Observation of the Layer Hall Effect in Topological Axion Antiferromagnet MnBi2Te4

While ferromagnets have been known and exploited for millennia, antiferromagnets were only discovered in the 1930s. The elusive nature indicates antiferromagnets’ unique properties: At large scale, due to the absence of global magnetization, antiferromagnets may appear to behave like any non-magnetic material; At the microscopic level, however, the opposite alignment of spins forms a rich internal structure.
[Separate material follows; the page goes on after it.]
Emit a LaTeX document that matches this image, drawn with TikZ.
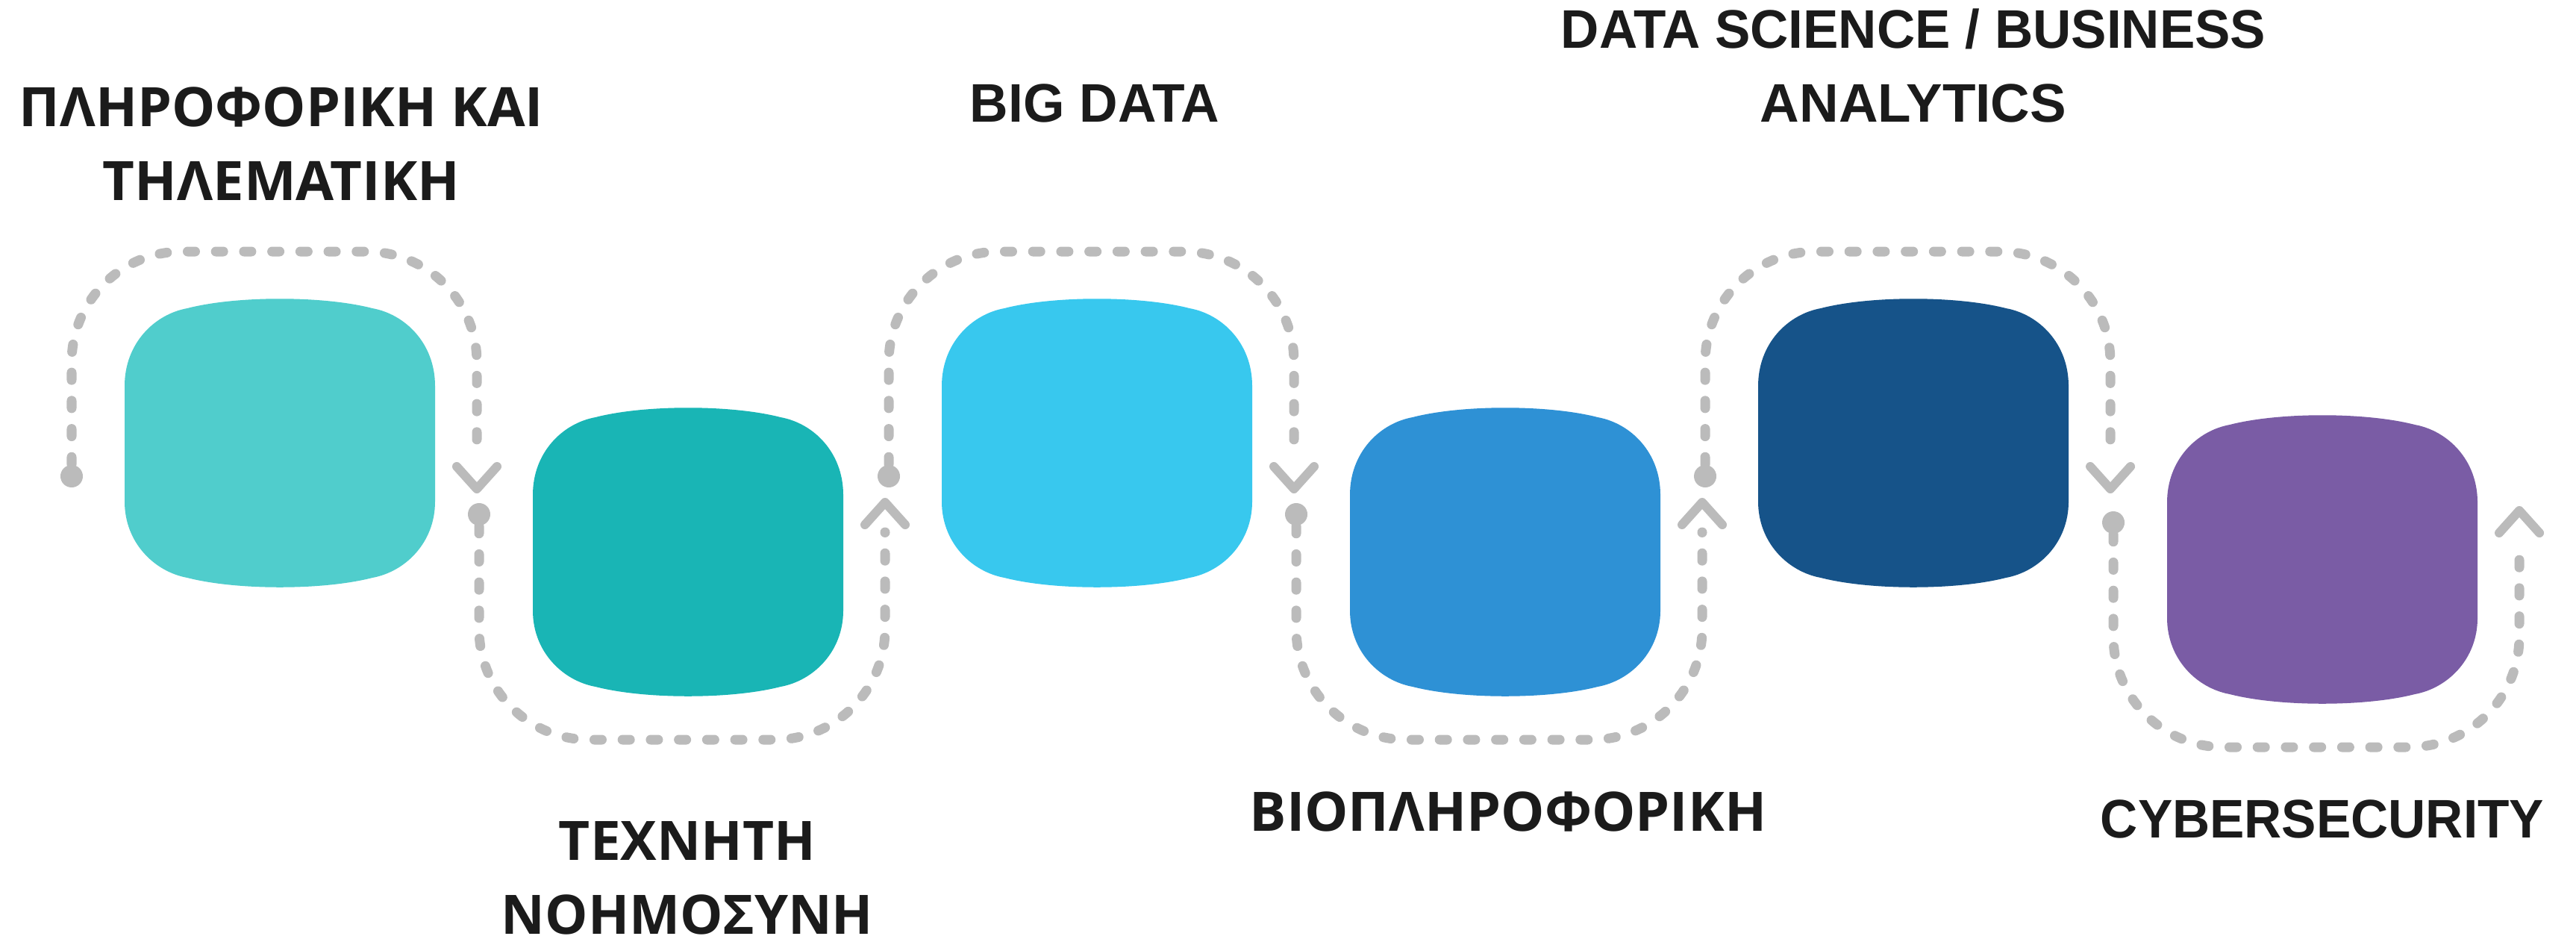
\documentclass[tikz,border=0pt]{standalone}
\usepackage{fontspec}
\usepackage{graphicx}
\setmainfont{Open Sans}
\newfontfamily\latfont{Liberation Sans}
\usetikzlibrary{calc}
\definecolor{cA}{HTML}{50CDCC}
\definecolor{cB}{HTML}{19B5B5}
\definecolor{cC}{HTML}{38C8EE}
\definecolor{cD}{HTML}{2E91D5}
\definecolor{cE}{HTML}{165389}
\definecolor{cF}{HTML}{7A5CA5}
\definecolor{dashgrey}{HTML}{BBBBBB}
\definecolor{ink}{HTML}{1B1B1B}
\newlength\mytw
\newcommand\fitw[2]{\settowidth\mytw{#2}\pgfmathsetmacro\fitr{#1/\mytw}\scalebox{\fitr}[1]{#2}}
\tikzset{
  sq/.pic={
    \fill[#1] (0,117) -- (0,272)
      .. controls (0,327) and (40,366) .. (84,374)
      .. controls (150,391) and (266,391) .. (332,374)
      .. controls (376,366) and (416,327) .. (416,272)
      -- (416,117)
      .. controls (416,60) and (376,21) .. (332,13)
      .. controls (266,-4) and (150,-4) .. (84,13)
      .. controls (40,21) and (0,60) .. (0,117) -- cycle;
    \coordinate (-c) at (208,193);
  },
  dot/.style={circle, fill=dashgrey, minimum size=0.3cm, inner sep=0pt},
  looppath/.style={draw=dashgrey, line width=0.13cm, line cap=round,
    dash pattern=on 0.1cm off 0.277cm, rounded corners=1.48cm},
  chev/.style={draw=dashgrey, line width=0.12cm, line cap=round, line join=round},
  lbl/.style={text=ink, font=\bfseries\fontsize{20.7}{27.9}\selectfont, align=center, inner sep=0pt, anchor=base},
}
\begin{document}
\begin{tikzpicture}[x=0.01cm, y=-0.01cm]
\useasboundingbox (0,0) rectangle (3452,1257);
% boxes
\pic (b1) at (167,400) {sq=cA};
\pic (b2) at (714,546) {sq=cB};
\pic (b3) at (1262,400) {sq=cC};
\pic (b4) at (1809,546) {sq=cD};
\pic (b5) at (2356,400) {sq=cE};
\pic (b6) at (2904,556) {sq=cF};
% levels
\coordinate (topA) at (0,337);
\coordinate (botA) at (0,991);
\coordinate (botB) at (0,1001);
% upper loops
\node[dot] (d1) at (96,638) {};
\coordinate (tip1) at (639,655);
\node[dot] (d3) at (1191,638) {};
\coordinate (tip3) at (1734,655);
\node[dot] (d5) at (2285,638) {};
\coordinate (tip5) at (2828,655);
\foreach \d/\t in {d1/tip1, d3/tip3, d5/tip5}{
  \draw[looppath] (\d) -- (\d |- topA) -- (\t |- topA) -- ($(\t)+(0,-40)$);
  \draw[chev] ($(\t)+(-27,-30)$) -- (\t) -- ($(\t)+(27,-30)$);
}
% lower loops
\node[dot] (d2) at (642,689) {};
\coordinate (tip2) at (1186,673);
\node[dot] (d4) at (1737,689) {};
\coordinate (tip4) at (2281,673);
\foreach \d/\t in {d2/tip2, d4/tip4}{
  \draw[looppath] (\d) -- (\d |- botA) -- (\t |- botA) -- ($(\t)+(0,40)$);
  \draw[chev] ($(\t)+(-27,30)$) -- (\t) -- ($(\t)+(27,30)$);
}
\node[dot] (d6) at (2832,700) {};
\coordinate (tip6) at (3376,684);
\draw[looppath] (d6) -- (d6 |- botB) -- (tip6 |- botB) -- ($(tip6)+(0,40)$);
\draw[chev] ($(tip6)+(-27,30)$) -- (tip6) -- ($(tip6)+(27,30)$);
% labels (anchor base = baseline of the last line)
\node[lbl] (l1) at (377,268) {\fitw{7.02cm}{ΠΛΗΡΟΦΟΡΙΚΗ ΚΑΙ}\\\fitw{4.78cm}{ΤΗΛΕΜΑΤΙΚΗ}};
\node[lbl] (l3) at (1467,163) {\latfont\fitw{3.34cm}{BIG DATA}};
\node[lbl] (l5) at (2564,163) {\latfont\fitw{9.44cm}{DATA SCIENCE / BUSINESS}\\\latfont\fitw{4.10cm}{ANALYTICS}};
\node[lbl] (l2) at (921,1251) {\fitw{3.44cm}{ΤΕΧΝΗΤΗ}\\\fitw{4.98cm}{ΝΟΗΜΟΣΥΝΗ}};
\node[lbl] (l4) at (2021,1113) {\fitw{6.92cm}{ΒΙΟΠΛΗΡΟΦΟΡΙΚΗ}};
\node[lbl] (l6) at (3112,1122) {\latfont\fitw{5.94cm}{CYBERSECURITY}};
\end{tikzpicture}
\end{document}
In topological antiferromagnets, such an internal structure leads to a new possibility, where topology and Berry phase can acquire distinct spatial textures. We study this exciting possibility in an antiferromagnetic Axion insulator, even-layered MnBi2Te4 flakes. We report the observation of a new type of Hall effect, the layer Hall effect, where electrons from the top and bottom layers spontaneously deflect in opposite directions.